Per Botturi «nella scuola vanno preservati spazi in cui coltiviamo abilità che la tecnologia tende a coprire». Non “o uno o l’altro”, come ribadisce anche Wolf parlando dell’importanza della lettura profonda, «che si può fare anche su pc, ma va imparata prima, su carta». La scuola, dice Botturi, può proporre buoni esempi: togliere gli smartphone in classe è utile (ma serve che le famiglie, in dialogo con i professori, tengano il punto anche a casa), ma bisogna dare spazio all’educazione al digitale nei programmi scolastici, formare i docenti: «digitalizzare la scuola non vuol dire riempirla di dispositivi: possono essere utili ma non è quello il fine». Tecnologia come strumento e non come ambiente, non possiamo demandare a un surrogato social amicizia e verità, dice Mercorio citando Papa Francesco.

La responsabilità delle piattaforme social

La speranza è che i ragazzi possano «espandere le competenze digitali e conservare quelle dei processi acquisiti negli ultimi 2000 anni», conclude Wolf ricordando l’importanza di leggere ad alta voce storie ai bambini. «Siamo la prima generazione di adulti che si trova a crescere figli costantemente intercettati da un sistema con un grande potenziale che chiede loro “quanto mi puoi dare?”, come il gatto e la volpe a Pinocchio. Abbiamo fatto entrare i nostri figli in una stanza con un buffet pieno di hamburger e patatine, dire loro che devono mangiare le carote nel vassoio messo nell’angolo della stanza non può funzionare. Bisogna sgomberare il buffet dal cibo non nutriente, tutti devono sapere che ai minori va dato il meglio, anche le grandi piattaforme social», sentenzia Pellai.

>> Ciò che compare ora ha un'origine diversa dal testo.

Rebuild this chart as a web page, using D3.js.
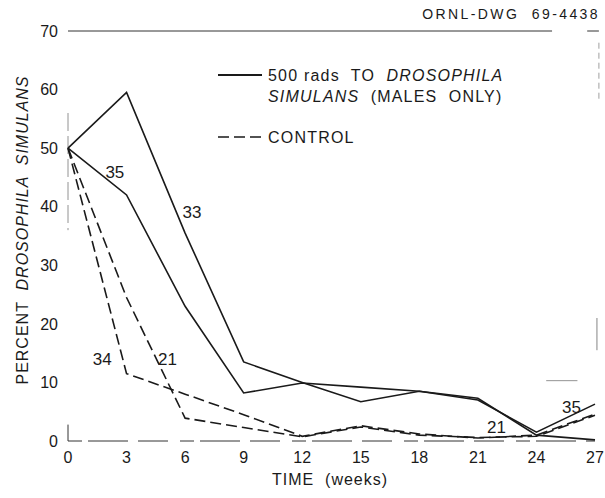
<!DOCTYPE html>
<html><head><meta charset="utf-8">
<script src="https://cdn.jsdelivr.net/npm/d3@7"></script>
<style>
html,body{margin:0;padding:0;background:#fff;}
svg{display:block;}
text{font-family:"Liberation Sans",Arial,sans-serif;fill:#1a1a1a;white-space:pre;}
</style></head>
<body>
<svg id="chart" width="605" height="498"></svg>
<script>
// ---- data ----
const weeks = [0, 3, 6, 9, 12, 15, 18, 21, 24, 27];
const irradiatedA = [50, 59.5, 35.5, 13.5, 10, 6.7, 8.5, 7, 1.5, 6.3];
const irradiatedB = [50, 42, 23, 8.2, 9.9, 9.2, 8.5, 7.3, 1, 0.2];
const controlA = [50, 11.5, 8, 4.5, 0.8, 2.6, 1.2, 0.5, 1, 4.6];
const controlB = [50, 24.5, 3.9, 2.3, 0.7, 2.4, 1, 0.6, 0.8, 4.4];
const xTicks = [0, 3, 6, 9, 12, 15, 18, 21, 24, 27];
const yTicks = [0, 10, 20, 30, 40, 50, 60, 70];
// sample-size annotations: [label, week, percent]
const annLabels = ["35", "33", "34", "21", "21", "35"];
const annWeeks = [2.4, 6.35, 1.75, 5.1, 21.95, 25.8];
const annValues = [46, 39.1, 14, 14, 2.4, 5.8];

const svg = d3.select("#chart");
const x = d3.scaleLinear().domain([0, 27]).range([68, 595]);
const y = d3.scaleLinear().domain([0, 70]).range([441, 31]);

// frame fragments (faint, as in the drawing)
const frame = svg.append("g").attr("stroke", "#333").attr("fill", "none");
frame.append("line").attr("x1", x(0)).attr("x2", x(24.8)).attr("y1", y(70)).attr("y2", y(70)).attr("stroke-width", 1);
frame.append("line").attr("x1", x(26.6)).attr("x2", x(27.2)).attr("y1", y(70)).attr("y2", y(70)).attr("stroke-width", 1);
frame.append("line").attr("x1", x(0)).attr("x2", x(27)).attr("y1", y(0)).attr("y2", y(0))
  .attr("stroke-width", 1).attr("stroke-dasharray", "14,6,40,10,30,12");
frame.append("line").attr("x1", x(0)).attr("x2", x(0)).attr("y1", y(0)).attr("y2", y(2.8)).attr("stroke-width", 1);
frame.append("line").attr("x1", x(0)).attr("x2", x(0)).attr("y1", y(56)).attr("y2", y(36))
  .attr("stroke-width", 0.8).attr("stroke", "#777").attr("stroke-dasharray", "18,5");
frame.append("line").attr("x1", x(27.2)).attr("x2", x(27.2)).attr("y1", y(68)).attr("y2", y(58))
  .attr("stroke-width", 0.8).attr("stroke", "#888").attr("stroke-dasharray", "6,4");
frame.append("line").attr("x1", x(27.1)).attr("x2", x(27.1)).attr("y1", y(21)).attr("y2", y(15.5))
  .attr("stroke-width", 0.8).attr("stroke", "#666");
frame.append("line").attr("x1", x(24.5)).attr("x2", x(26.1)).attr("y1", y(10.3)).attr("y2", y(10.3))
  .attr("stroke-width", 0.8).attr("stroke", "#777");

// axis tick labels
svg.append("g").selectAll("text").data(yTicks).join("text")
  .attr("x", 58).attr("y", d => y(d)).attr("dy", "0.36em")
  .attr("text-anchor", "end").attr("font-size", 16).text(d => d);
svg.append("g").selectAll("text").data(xTicks).join("text")
  .attr("x", d => x(d)).attr("y", 457).attr("dy", "0.36em")
  .attr("text-anchor", "middle").attr("font-size", 16).text(d => d);

// axis titles
svg.append("text").attr("x", 330).attr("y", 479).attr("dy", "0.36em")
  .attr("text-anchor", "middle").attr("font-size", 16).attr("letter-spacing", 1)
  .text("TIME  (weeks)");
const yt = svg.append("text").attr("transform", "translate(22,230) rotate(-90)")
  .attr("text-anchor", "middle").attr("dy", "0.36em").attr("font-size", 16)
  .attr("letter-spacing", 1);
yt.append("tspan").text("PERCENT  ");
yt.append("tspan").attr("font-style", "italic").text("DROSOPHILA  SIMULANS");

svg.append("text").attr("x", 600).attr("y", 14).attr("dy", "0.36em")
  .attr("text-anchor", "end").attr("font-size", 14).attr("letter-spacing", 2.4)
  .text("ORNL-DWG  69-4438");

// lines
const line = d3.line().x((d, i) => x(weeks[i])).y(d => y(d));
const series = [
  {v: irradiatedA, dash: null},
  {v: irradiatedB, dash: null},
  {v: controlA, dash: "11,5"},
  {v: controlB, dash: "11,5"}
];
svg.append("g").selectAll("path").data(series).join("path")
  .attr("d", d => line(d.v)).attr("fill", "none").attr("stroke", "#1a1a1a")
  .attr("stroke-width", 1.6).attr("stroke-dasharray", d => d.dash);

// annotations
svg.append("g").selectAll("text").data(annLabels).join("text")
  .attr("x", (d, i) => x(annWeeks[i])).attr("y", (d, i) => y(annValues[i]))
  .attr("dy", "0.36em").attr("text-anchor", "middle").attr("font-size", 17)
  .text(d => d);

// legend
const lg = svg.append("g").attr("font-size", 16).attr("letter-spacing", 1.2);
lg.append("line").attr("x1", 218).attr("x2", 262).attr("y1", 75).attr("y2", 75)
  .attr("stroke", "#1a1a1a").attr("stroke-width", 2);
const t1 = lg.append("text").attr("x", 268).attr("y", 75).attr("dy", "0.36em");
t1.append("tspan").text("500 rads  TO  ");
t1.append("tspan").attr("font-style", "italic").text("DROSOPHILA");
const t2 = lg.append("text").attr("x", 268).attr("y", 96).attr("dy", "0.36em");
t2.append("tspan").attr("font-style", "italic").text("SIMULANS");
t2.append("tspan").text("  (MALES  ONLY)");
lg.append("line").attr("x1", 218).attr("x2", 262).attr("y1", 137).attr("y2", 137)
  .attr("stroke", "#1a1a1a").attr("stroke-width", 1.6).attr("stroke-dasharray", "11,5");
lg.append("text").attr("x", 268).attr("y", 137).attr("dy", "0.36em").text("CONTROL");
</script>
</body></html>
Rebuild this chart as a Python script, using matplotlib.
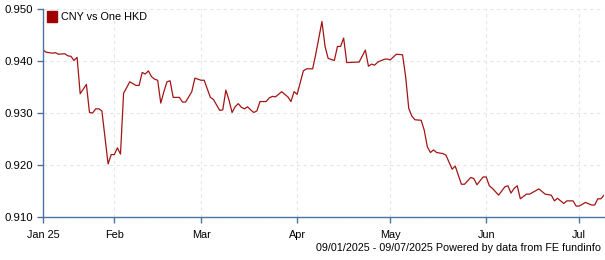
import datetime as dt
import matplotlib
matplotlib.use("Agg")
import matplotlib.pyplot as plt
from matplotlib.patches import Patch

plt.rcParams["font.family"] = ["Liberation Sans", "DejaVu Sans"]

# day offsets from 09/01/2025 and CNY per one HKD
start = dt.date(2025, 1, 9)
day_offsets = [
    0, 1, 3, 4, 5, 7, 8, 9, 10, 11, 12, 14, 15, 16, 17, 18, 19, 21, 22, 23,
    24, 25, 26, 28, 30, 31, 32, 33, 34, 35, 36, 37, 38, 39, 40, 41, 42, 44,
    45, 46, 48, 49, 51, 52, 54, 55, 57, 58, 59, 60, 61, 62, 63, 64, 65, 66,
    67, 68, 69, 70, 72, 73, 74, 75, 77, 78, 79, 80, 81, 82, 84, 85, 87, 88,
    90, 91, 92, 94, 95, 96, 97, 98, 102, 104, 105, 106, 107, 108, 110, 111,
    112, 114, 116, 117, 118, 119, 120, 122, 123, 124, 125, 126, 127, 129,
    130, 132, 133, 135, 136, 138, 139, 140, 142, 143, 144, 145, 147, 149,
    150, 151, 152, 153, 154, 156, 157, 160, 162, 164, 165, 166, 168, 169,
    171, 172, 173, 175, 177, 178, 179, 180, 181,
]
rates = [
    0.9421, 0.9417, 0.9415, 0.9416, 0.9413, 0.9414, 0.9410, 0.9409, 0.9401,
    0.9407, 0.9337, 0.9355, 0.9301, 0.9300, 0.9308, 0.9308, 0.9304, 0.9202,
    0.9220, 0.9220, 0.9233, 0.9221, 0.9338, 0.9360, 0.9353, 0.9353, 0.9378,
    0.9375, 0.9381, 0.9370, 0.9365, 0.9363, 0.9319, 0.9341, 0.9360, 0.9362,
    0.9330, 0.9330, 0.9321, 0.9321, 0.9341, 0.9367, 0.9363, 0.9363, 0.9330,
    0.9326, 0.9305, 0.9306, 0.9344, 0.9325, 0.9301, 0.9312, 0.9318, 0.9311,
    0.9308, 0.9312, 0.9306, 0.9301, 0.9304, 0.9322, 0.9322, 0.9329, 0.9332,
    0.9331, 0.9341, 0.9336, 0.9331, 0.9322, 0.9341, 0.9336, 0.9381, 0.9385,
    0.9385, 0.9413, 0.9476, 0.9428, 0.9405, 0.9401, 0.9428, 0.9428, 0.9444,
    0.9397, 0.9398, 0.9421, 0.9390, 0.9394, 0.9392, 0.9398, 0.9403, 0.9404,
    0.9402, 0.9413, 0.9412, 0.9370, 0.9309, 0.9294, 0.9287, 0.9286, 0.9267,
    0.9235, 0.9224, 0.9229, 0.9224, 0.9222, 0.9219, 0.9192, 0.9198, 0.9163,
    0.9163, 0.9176, 0.9174, 0.9162, 0.9177, 0.9177, 0.9160, 0.9155, 0.9142,
    0.9158, 0.9160, 0.9146, 0.9155, 0.9160, 0.9135, 0.9144, 0.9144, 0.9154,
    0.9144, 0.9142, 0.9131, 0.9136, 0.9126, 0.9131, 0.9131, 0.9121, 0.9121,
    0.9128, 0.9123, 0.9123, 0.9135, 0.9135, 0.9142,
]
dates = [start + dt.timedelta(days=d) for d in day_offsets]

tick_dates = [dt.date(2025, 1, 9), dt.date(2025, 2, 1), dt.date(2025, 3, 1),
              dt.date(2025, 4, 1), dt.date(2025, 5, 1), dt.date(2025, 6, 1),
              dt.date(2025, 7, 1)]
tick_labels = ["Jan 25", "Feb", "Mar", "Apr", "May", "Jun", "Jul"]
y_ticks = [0.910, 0.920, 0.930, 0.940, 0.950]

line_colour = "#a31515"
axis_colour = "#4d74a0"
fs = 7.8

fig = plt.figure(figsize=(6.05, 2.60), dpi=100)
ax = fig.add_axes([43 / 605, 1 - 217 / 260, 561 / 605, 208 / 260])

ax.plot(dates, rates, color=line_colour, lw=0.9)

ax.set_xlim(dt.date(2025, 1, 9), dt.date(2025, 7, 9))
ax.set_ylim(0.910, 0.950)
ax.set_xticks(tick_dates)
ax.set_xticklabels(tick_labels)
ax.set_yticks(y_ticks)
ax.set_yticklabels([f"{v:.3f}" for v in y_ticks])

# spines
for side in ["top", "right"]:
    ax.spines[side].set_visible(False)
for side in ["left", "bottom"]:
    ax.spines[side].set_color(axis_colour)
    ax.spines[side].set_linewidth(1.0)
ax.tick_params(axis="both", colors=axis_colour, labelcolor="black",
               labelsize=fs, length=4, width=1.0, direction="out")
ax.tick_params(axis="x", pad=5)
ax.tick_params(axis="y", pad=3, labelsize=8.2)

ax.grid(True, color="#e6e6e6", linestyle=(0, (3, 3)), linewidth=0.8)
ax.set_axisbelow(True)

# legend
handle = Patch(facecolor="#a00000", edgecolor="#a00000")
ax.legend([handle], ["CNY vs One HKD"], loc="upper left", frameon=False,
          fontsize=fs, handlelength=0.9, handleheight=1.1, handletextpad=0.4,
          borderaxespad=0.0, bbox_to_anchor=(0.0, 1.01))

fig.text(601 / 605, 1 - 248 / 260,
         "09/01/2025 - 09/07/2025 Powered by data from FE fundinfo",
         ha="right", va="center", fontsize=7.75)

fig.savefig("out.png", dpi=100)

Non ci sono ricette preconfezionate per uscirne facilmente: «Siamo sempre più consapevoli che dobbiamo decidere la forma del nostro rapporto con tecnologia», ha concluso Botturi, «un modo è mettere in relazione questi strumenti potentissimi con vere sfide, obiettivi per cui vale veramente la pena. Dare una forma diversa a questi strumenti».